O Governo quis produzir um texto, aqui aprovado em Janeiro deste ano, que introduz melhorias que a prática tinha apontado e recomendado. Srs. Deputados, essa é uma prática nossa, do PSD, uma prática reformista. Ora, quando, com este argumento de que não estavam ainda esgotadas as virtualidades do diploma anterior, o PS formula este seu pedido de ratificação, ficamos sem saber se a proposta global do PS seria a da reposição por inteiro do Estatuto anterior, com ou sem repristinação técnica e legal, como sabemos. Mas a verdade é que, só agora, a esta hora em que a Mesa nos forneceu esses dados, sabemos que o PS apresentou na Mesa propostas de alteração, de eliminação, de substituição e de artigos novos, que o PCP também apresentou algumas propostas e que o CDS-PP apresentou uma.
Ora, regimentalmente, a apresentação de propostas de alteração na Mesa, num processo de ratificação, obriga à análise conjunta em sede de comissão, já com a probidade de estudo e a ponderação que não seriam consentidas pelos 10 minutos regimentais a que temos direito em sede de Plenário. Assim, o PS juntou-se afinal a nós na tal dinâmica atenta, não obsessiva, de inovação metódica, não sistemática. Como tal, vamos também considerar que é proveitoso, que, desta vez, é possível reformularem-se algumas alíneas, alguns pontos, alguns artigos, em matéria do ensino particular, que é uma das tónicas do ideário do nosso partido.

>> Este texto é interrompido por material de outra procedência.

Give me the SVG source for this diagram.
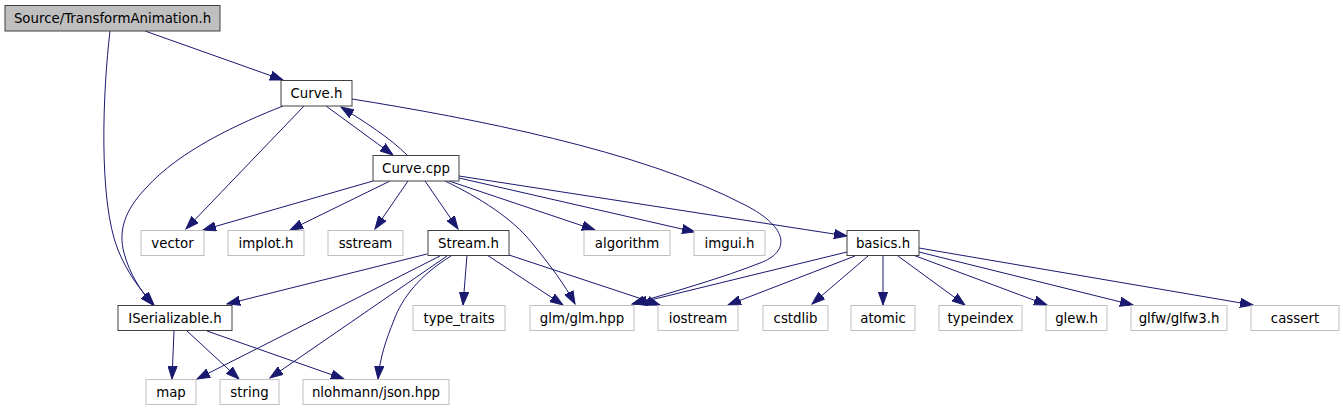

Quando falamos em reformular alíneas não nos referimos propriamente às que constam da vossa proposta, até porque as mesmas só agora são do nosso conhecimento e, portanto, seria espúrio pronunciarmo-nos sobre a sua bondade. Mas, em caso de coincidência, juntaríamos outras achegas, nomeadamente quanto ao princípio da separação entre a entidade instituidora e os órgãos académicos, quanto ao silêncio da administração e seus efeitos - o que já foi aqui falado várias vezes -, concretamente, se os processos estiverem devidamente instruídos, quanto aos artigos 64.º e 62.º, entre outros. Poderemos realizar um trabalho atento sobre isso, acompanhando uma dinâmica que, tal como os números de há pouco apontavam, cresceu tanto que exige imensa atenção por parte do Governo e de todos aqueles que, como nós todos, se empenham.

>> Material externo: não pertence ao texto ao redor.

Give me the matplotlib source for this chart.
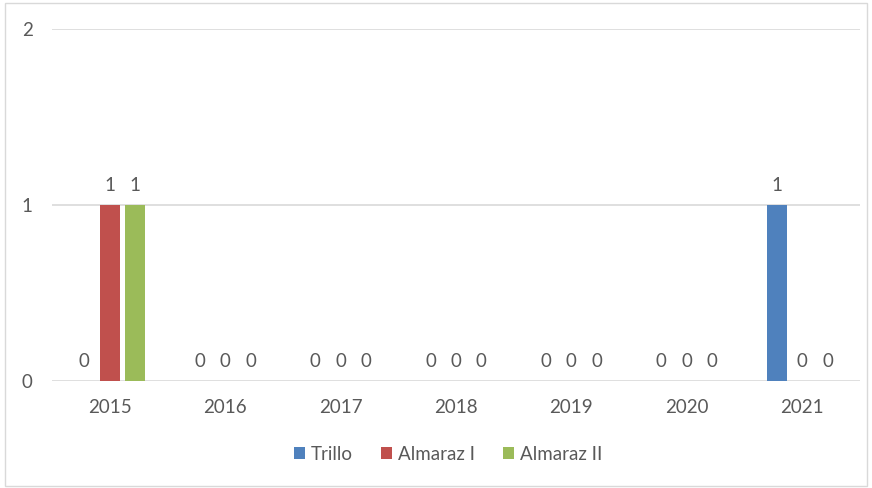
import numpy as np
import matplotlib.pyplot as plt
from matplotlib.patches import Rectangle

years = ['2015', '2016', '2017', '2018', '2019', '2020', '2021']
trillo = [0, 0, 0, 0, 0, 0, 1]
almaraz1 = [1, 0, 0, 0, 0, 0, 0]
almaraz2 = [1, 0, 0, 0, 0, 0, 0]

series = [('Trillo', trillo, '#4f81bd'),
          ('Almaraz I', almaraz1, '#c0504d'),
          ('Almaraz II', almaraz2, '#9bbb59')]

plt.rcParams['font.family'] = ['Lato', 'DejaVu Sans']
txt = '#595959'
fs = 13.5

fig = plt.figure(figsize=(8.72, 4.88), dpi=100)
ax = fig.add_axes([0.0596, 0.219, 0.9266, 0.7216])

# light border round the chart area
fig.patches.append(Rectangle((0.006, 0.004), 0.988, 0.99, transform=fig.transFigure,
                             fill=False, edgecolor='#d9d9d9', linewidth=1))

x = np.arange(len(years))
w = 0.175
step = 0.22
for i, (name, vals, col) in enumerate(series):
    pos = x + (i - 1) * step
    ax.bar(pos, vals, w, color=col, label=name, zorder=3)
    for p, v in zip(pos, vals):
        ax.annotate(str(v), (p, v), xytext=(0, 14), textcoords='offset points',
                    ha='center', va='center', fontsize=fs, color=txt)

ax.set_xlim(-0.5, 6.5)
ax.set_ylim(0, 2)
ax.set_yticks([0, 1, 2])
ax.yaxis.grid(True, color='#d9d9d9', linewidth=1.2, zorder=0)
ax.set_axisbelow(True)
for s in ax.spines.values():
    s.set_visible(False)
ax.tick_params(length=0, labelsize=fs, colors=txt)
ax.tick_params(axis='y', pad=14)
ax.tick_params(axis='x', pad=13)
ax.set_xticks(x)
ax.set_xticklabels(years)

ax.legend(loc='upper center', bbox_to_anchor=(0.49, -0.135), ncol=3, frameon=False,
          fontsize=fs, labelcolor=txt, handlelength=0.6, handleheight=0.6,
          handletextpad=0.3, columnspacing=1.5)

fig.savefig('out.png', dpi=100)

No entanto e de acordo com a prática parlamentar, não deixo de assinalar uma "feliz" contradição: é que o PS não queria o novo e actual Estatuto; cantava as virtualidades do documento anterior mas, finalmente, vem contribuir agora para, do Estatuto vigente da autoria do Governo, fazer um estatuto ainda mais novo. Resta-nos agradecer essa colaboração - sem ironia - porque a matéria merece-nos todo o esforço e toda a convergência da nossa atenção para essa dinâmica.
No entanto, como houve essa contradição, resta-nos a certeza, para estabilidade das opiniões, de que nós, PSD - e esforçadamente, Sr. Deputado! -, consideramos que não se esgotarão ainda as virtualidades de se legislar cada vez mais com acerto.

O Sr. Rui Carp (PSD): - Muito bem!

O Sr. Presidente (Correia Afonso): - Para uma intervenção, tem a palavra o Sr. Secretário de Estado do Ensino Superior.

O Sr. Secretário de Estado do Ensino Superior (Pedro Lynce): - Sr. Presidente, Srs. Deputados: O Partido Socialista requereu a ratificação parlamentar do Decreto-Lei n.º 16/94 que aprova o Estatuto do Ensino Superior Particular e Cooperativo.
Ao fazê-lo, o Partido Socialista invoca apenas um argumento: o de que o Decreto-Lei n.º 271/89, agora revogado, não esgotou as suas virtualidades, pelo que conclui que não havia que aprovar novo Estatuto.
Como se verá, esta ideia do Partido Socialista é inaceitável. É inaceitável porque parte de um pressuposto errado e é-o pela concepção educativa estática que encerra.
Assim e em primeiro lugar, a concepção do Partido Socialista assenta num erro de interpretação: é que o Decreto-Lei n.º 271/89 foi revogado mas não cessou a produção dos seus efeitos. Efectivamente, como se dispõe nas normas transitórias do Decreto-Lei n.º 16/94, aquele diploma mantém-se em vigor em relação aos estabelecimentos de ensino superior particular e cooperativo já reconhecidos, concedendo-se um prazo de transição, de cerca de dois anos e meio, para a adaptação à nova legislação.
Deste modo, o legislador conciliou a publicação de um novo estatuto dotado de maiores exigências pedagógico-científicas, com os direitos adquiridos e com o projecto de ensino que o próprio Ministério da Educação havia aprovado.
O Decreto-Lei n.º 271/89 mantém-se, portanto, aplicável a essas situações.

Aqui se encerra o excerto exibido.